I'm no Emily Post, but I am thinking of writing a book called "Online Etiquette: Rule for Folks Who (Theoretically) Should Know Better." With the number of people who need to read it on a steep growth curve, I think I've got a potential bestseller.
Little more than a month after the well-publicized revelation of Whole Foods CEO John Mackey's unprofessional (and embarrassing) behavior as an anonymous poster on Yahoo financial forums, a substitute judge in Las Vegas got canned after posting highly inappropriate comments about prosecutors on his MySpace posting.
I've blogged previously about these kinds of professional missteps, from the false sense of "privacy" that leads folks to post inappropriate content online to actually inviting coworkers and other professional acquaintances to view it. These incidents are becoming so common that they no longer qualify as anomalies.

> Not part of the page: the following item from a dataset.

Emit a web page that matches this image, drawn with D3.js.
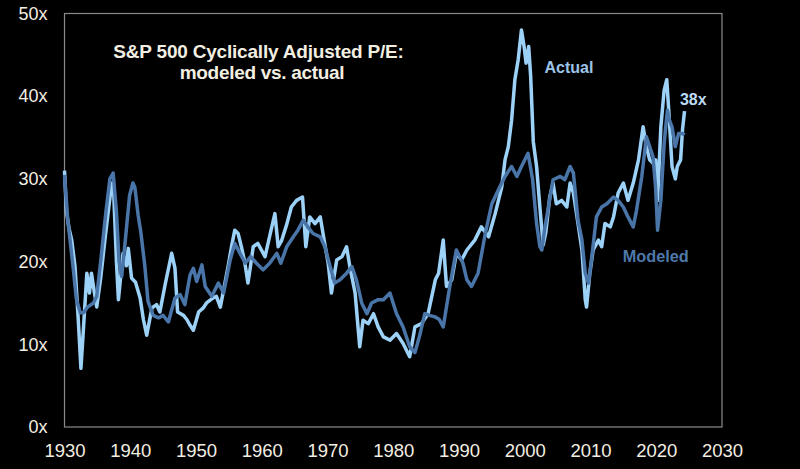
<!DOCTYPE html>
<html>
<head>
<meta charset="utf-8">
<script src="https://cdn.jsdelivr.net/npm/d3@7"></script>
<style>
  html, body { margin: 0; padding: 0; background: #000; }
  svg { display: block; }
</style>
</head>
<body>
<svg id="chart" width="800" height="469"></svg>
<script>
// ---- Data ----
const titleLines = ["S&P 500 Cyclically Adjusted P/E:", "modeled vs. actual"];
const xTicks = [1930, 1940, 1950, 1960, 1970, 1980, 1990, 2000, 2010, 2020, 2030];
const yTicks = [0, 10, 20, 30, 40, 50];

const actualDates = [1930.0,1930.3,1930.7,1931.1,1931.6,1932.1,1932.5,1932.9,1933.2,1933.4,1933.8,1934.1,1934.5,1934.9,1935.5,1936.2,1936.8,1937.2,1937.5,1937.9,1938.2,1938.9,1939.4,1939.7,1940.2,1940.8,1941.5,1942.0,1942.5,1943.3,1944.0,1944.5,1945.3,1946.3,1946.8,1947.2,1948.1,1948.6,1949.1,1949.6,1950.4,1951.1,1951.6,1952.4,1953.1,1953.7,1954.4,1954.9,1955.4,1955.9,1956.4,1956.9,1957.4,1957.9,1958.3,1958.7,1959.4,1960.5,1961.3,1962.0,1962.5,1963.0,1963.8,1964.5,1965.3,1966.2,1966.7,1967.3,1968.1,1968.9,1969.4,1970.1,1970.6,1971.4,1972.2,1972.9,1973.4,1974.2,1974.9,1975.4,1976.2,1977.0,1977.7,1978.5,1979.5,1980.5,1981.5,1982.5,1983.3,1984.3,1985.3,1986.4,1986.9,1987.6,1988.1,1988.9,1989.6,1990.4,1991.2,1992.4,1993.4,1994.5,1995.5,1996.5,1997.0,1997.5,1998.0,1998.5,1999.0,1999.5,1999.9,2000.2,2000.6,2000.9,2001.3,2001.8,2002.3,2002.8,2003.2,2003.8,2004.3,2004.8,2005.6,2006.4,2006.9,2007.4,2008.1,2008.7,2009.2,2009.4,2009.9,2010.4,2011.2,2011.7,2012.2,2013.0,2013.5,2014.2,2015.0,2015.7,2016.5,2017.3,2018.0,2018.5,2019.0,2019.5,2019.9,2020.2,2020.7,2021.2,2021.6,2021.9,2022.4,2022.9,2023.2,2023.7,2024.0,2024.3];
const actualPE = [31,26,24,22.6,19.4,12.9,7.1,12.1,16,18.6,16.2,18.6,16.5,14.5,18,23,27,29.5,28,20,15.4,21,19.5,21.6,18,17.5,15.6,13,11.1,14.4,14.8,13.9,17.2,21,19.2,13.9,13.5,13,12.3,11.7,13.9,14.4,15,15.5,15.8,14.5,17.4,19.5,21.8,23.8,23.4,21.8,20,17.4,19.5,21.8,22.2,20.6,23.4,25.8,21.8,22.5,24.5,26.6,27.4,27.8,21.8,25.4,24.6,25.4,23,19.8,16.2,20.2,20.6,21.8,19.4,16.2,9.7,12.9,12.5,13.7,12.1,10.9,10.5,11.3,10.1,8.5,12.1,12.5,13.7,17.8,18.6,22.6,17,17.8,21,20.2,21.4,22.6,24.2,23,25.8,29,32.3,33.9,37.1,42,44.4,48,46,44,46,42.4,34.5,31.5,26.6,22,23.5,27.8,29.5,27,27.4,26.6,29.5,28.3,24.6,21.4,15.4,14.5,18.6,21.4,22.6,21.8,24.6,24.2,25.4,28.3,29.5,27.4,29.5,32.3,36.3,33.9,32.3,31.9,32.3,27.4,36.3,40.7,42,38.3,31.5,30,31.5,32.3,36,38.2];

const modeledDates = [1930.0,1930.5,1931.3,1931.8,1932.4,1932.9,1933.5,1934.4,1934.9,1935.5,1936.3,1936.9,1937.4,1937.9,1938.3,1938.7,1939.3,1939.9,1940.4,1940.7,1941.2,1941.6,1942.2,1942.7,1943.5,1944.3,1945.0,1945.8,1946.8,1947.6,1948.3,1949.1,1949.6,1950.1,1950.9,1951.4,1952.4,1953.4,1954.2,1955.2,1955.9,1956.7,1957.5,1958.3,1959.2,1960.2,1961.2,1962.3,1962.9,1963.8,1964.8,1965.5,1966.3,1967.0,1967.8,1968.9,1969.6,1970.4,1971.1,1971.9,1972.9,1973.7,1974.4,1975.2,1976.0,1976.7,1977.7,1978.5,1979.5,1980.5,1981.5,1982.5,1983.3,1984.0,1984.8,1985.5,1986.4,1987.0,1987.6,1988.6,1989.6,1990.6,1991.2,1991.9,1992.9,1994.0,1995.0,1996.0,1997.0,1998.0,1998.8,1999.5,2000.5,2001.2,2001.8,2002.3,2002.6,2003.0,2003.6,2004.3,2005.4,2006.1,2006.9,2007.4,2008.1,2008.7,2009.2,2009.7,2010.2,2010.9,2011.7,2012.5,2013.5,2014.2,2015.0,2015.7,2016.5,2017.0,2017.8,2018.5,2019.0,2019.5,2019.9,2020.2,2020.7,2021.2,2021.7,2022.0,2022.4,2022.9,2023.4,2024.0,2024.3];
const modeledPE = [30.5,25,19.4,15.5,13.8,13.8,14.5,15,15.8,20,26,30,30.7,26,20,18.2,23,28,29.5,29,25.6,23.6,19.6,15.2,13.5,13.2,13.5,12.7,15.6,16,14.8,18.4,19.2,17.6,19.6,17,15.8,17.4,16.2,20.2,22.2,21,19.8,20.6,19.8,19,19.8,21,19.8,21.8,23,23.8,25,24.2,23.4,23,21.8,19.4,17.4,17.8,18.6,19.4,17.8,15,13.7,15,15.4,15.4,16.2,13.7,12.1,9.7,9,11,13.7,13.5,13.3,13,12.1,17,21.4,19.8,17.8,17,18.6,23.4,27,28.7,30.3,31.5,30.3,31.5,33.1,29.9,24.6,21.8,21.4,23.8,26.6,29.9,30.3,29.9,31.5,30.7,25,22.6,18.6,17.4,20.6,25.4,26.6,27,27.8,27.4,26.6,25.4,24.2,26.2,30.3,35.1,33.9,32.7,29,23.8,27.4,34.3,38.3,37.1,36.3,33.9,35.5,35.5,35.3];

const seriesNames = ["Actual", "Modeled"];
const endLabel = "38x";

// ---- Drawing ----
const svg = d3.select("#chart");
const plot = {left: 64.5, right: 722, top: 13.5, bottom: 427};

const x = d3.scaleLinear().domain([1930, 2030]).range([plot.left, plot.right]);
const y = d3.scaleLinear().domain([0, 50]).range([plot.bottom, plot.top]);

svg.append("rect").attr("width", 800).attr("height", 469).attr("fill", "#000");

// frame
svg.append("rect")
  .attr("x", plot.left).attr("y", plot.top)
  .attr("width", plot.right - plot.left).attr("height", plot.bottom - plot.top)
  .attr("fill", "none").attr("stroke", "#8a8a8a").attr("stroke-width", 1.2);

const labelColor = "#f3eee2";
const font = "Liberation Sans, Arial, sans-serif";

const yAxis = svg.append("g")
  .attr("transform", `translate(${plot.left},0)`)
  .call(d3.axisLeft(y).tickValues(yTicks).tickSize(0).tickPadding(17).tickFormat(d => d + "x"));
yAxis.select(".domain").remove();
yAxis.selectAll("text").attr("fill", labelColor).attr("font-size", 18).attr("font-family", font);

const xAxis = svg.append("g")
  .attr("transform", `translate(0,${plot.bottom})`)
  .call(d3.axisBottom(x).tickValues(xTicks).tickSize(0).tickPadding(17).tickFormat(d3.format("d")));
xAxis.select(".domain").remove();
xAxis.selectAll("text").attr("fill", labelColor).attr("font-size", 18.5).attr("font-family", font);

const lightBlue = "#9dd2f8";
const darkBlue = "#4a75a8";

const line = d3.line().x(d => x(d[0])).y(d => y(d[1]));

const actualData = d3.zip(actualDates, actualPE);
const modeledData = d3.zip(modeledDates, modeledPE);

svg.append("path").datum(actualData)
  .attr("d", line).attr("fill", "none")
  .attr("stroke", lightBlue).attr("stroke-width", 3.5).attr("stroke-linejoin", "round");

svg.append("path").datum(modeledData)
  .attr("d", line).attr("fill", "none")
  .attr("stroke", darkBlue).attr("stroke-width", 3.5).attr("stroke-linejoin", "round");

// title
svg.append("text").attr("x", 258.5).attr("y", 58)
  .attr("text-anchor", "middle").attr("fill", labelColor)
  .attr("font-family", font).attr("font-weight", "bold").attr("font-size", 19)
  .attr("letter-spacing", -0.2)
  .text(titleLines[0]);
svg.append("text").attr("x", 262).attr("y", 79)
  .attr("text-anchor", "middle").attr("fill", labelColor)
  .attr("font-family", font).attr("font-weight", "bold").attr("font-size", 19)
  .attr("letter-spacing", -0.3)
  .text(titleLines[1]);

// series labels
svg.append("text").attr("x", x(2003.0)).attr("y", 72.5)
  .attr("fill", "#9cc4e8").attr("font-family", font).attr("font-weight", "bold").attr("font-size", 16)
  .text(seriesNames[0]);
svg.append("text").attr("x", x(2014.9)).attr("y", 262)
  .attr("fill", "#4f79aa").attr("font-family", font).attr("font-weight", "bold").attr("font-size", 16.3)
  .text(seriesNames[1]);
svg.append("text").attr("x", x(2023.6)).attr("y", 105)
  .attr("fill", "#bcdaf3").attr("font-family", font).attr("font-weight", "bold").attr("font-size", 16)
  .text(endLabel);
</script>
</body>
</html>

Online as well as off, folks inclined to say inappropriate things in public always seem surprised by the reaction to their remarks. "It's obvious to the casual reader this is an overstatement just for the effect," says the ex-substitute judge in an Associated Press report. Here's a hint: If you have to tell people it's "obvious," chances are it isn't.
At least the incident prompted the clueless attorney to make his MySpace page private, where only friends who already appreciate his "provocative" (his word) sense of humor have to read it.
He says the incident won't prevent him from running for judicial office in 2009. Chances are his opponents will be pleased to hear about his MySpace exploits.
True, the Web has aided candidates such as Howard Dean, the former Vermont governor whose Internet campaign helped make him an early front runner for the Democratic presidential nomination in 2004 -- and more recently boosted Republican Texan Ron Paul to a surprising fifth place finish in the Iowa Straw Poll (not the New Hampshire primary, as I incorrectly wrote, with news stories about the state's desire to move its primary to January fresh in my mind -- thanks to a Ron Paul supporter for pointing this out).
But what the Internet giveth, it can easily taketh away. The fourth result returned for a Google search for Dean is the YouTube clip of his famously scary scream.